WRITTEN EXERCISE:
Would you return the run of lines that starts at the one with "Convert this chart to matplotlib code." and ends at the one with "edgecolor='black', linewidth=2.2, zorder=3)", ends included, exactly as written and without the images?

DATA LINES:
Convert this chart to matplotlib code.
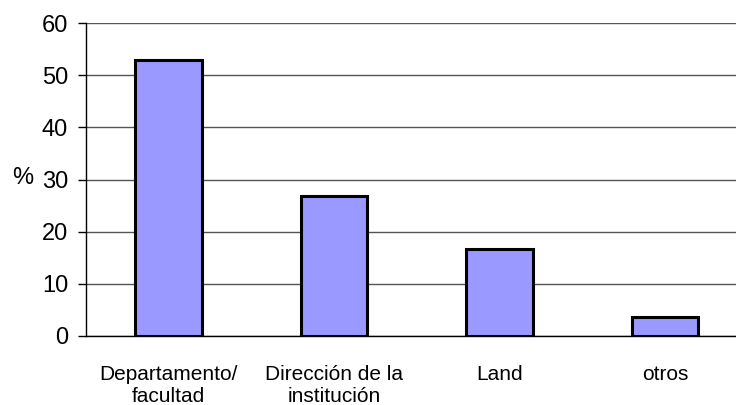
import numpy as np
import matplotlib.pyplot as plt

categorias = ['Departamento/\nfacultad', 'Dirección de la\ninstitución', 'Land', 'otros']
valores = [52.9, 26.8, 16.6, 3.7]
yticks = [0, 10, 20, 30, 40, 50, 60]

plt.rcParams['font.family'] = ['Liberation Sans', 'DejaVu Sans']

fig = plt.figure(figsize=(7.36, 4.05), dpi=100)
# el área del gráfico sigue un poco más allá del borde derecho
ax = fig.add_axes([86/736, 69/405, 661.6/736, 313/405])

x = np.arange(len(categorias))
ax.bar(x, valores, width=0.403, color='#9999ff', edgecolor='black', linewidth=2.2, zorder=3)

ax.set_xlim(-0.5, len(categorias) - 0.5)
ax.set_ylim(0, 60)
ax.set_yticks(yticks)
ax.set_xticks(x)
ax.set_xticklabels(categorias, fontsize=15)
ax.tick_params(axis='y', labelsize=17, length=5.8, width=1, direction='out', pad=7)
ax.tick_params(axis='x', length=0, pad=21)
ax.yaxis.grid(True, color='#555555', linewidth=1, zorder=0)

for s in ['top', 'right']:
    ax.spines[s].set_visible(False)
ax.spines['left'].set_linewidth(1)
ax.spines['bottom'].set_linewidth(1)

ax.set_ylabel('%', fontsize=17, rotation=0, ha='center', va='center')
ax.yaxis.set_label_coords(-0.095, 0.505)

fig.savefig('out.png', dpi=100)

--

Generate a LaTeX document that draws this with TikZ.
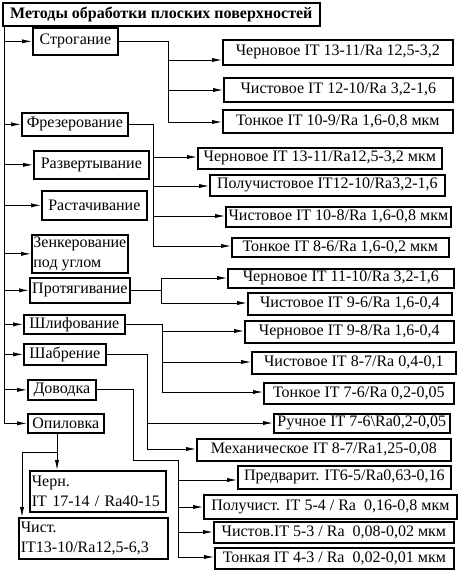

EXERCISE SOLUTION:
Convert this chart to matplotlib code.
import numpy as np
import matplotlib.pyplot as plt

categorias = ['Departamento/\nfacultad', 'Dirección de la\ninstitución', 'Land', 'otros']
valores = [52.9, 26.8, 16.6, 3.7]
yticks = [0, 10, 20, 30, 40, 50, 60]

plt.rcParams['font.family'] = ['Liberation Sans', 'DejaVu Sans']

fig = plt.figure(figsize=(7.36, 4.05), dpi=100)
# el área del gráfico sigue un poco más allá del borde derecho
ax = fig.add_axes([86/736, 69/405, 661.6/736, 313/405])

x = np.arange(len(categorias))
ax.bar(x, valores, width=0.403, color='#9999ff', edgecolor='black', linewidth=2.2, zorder=3)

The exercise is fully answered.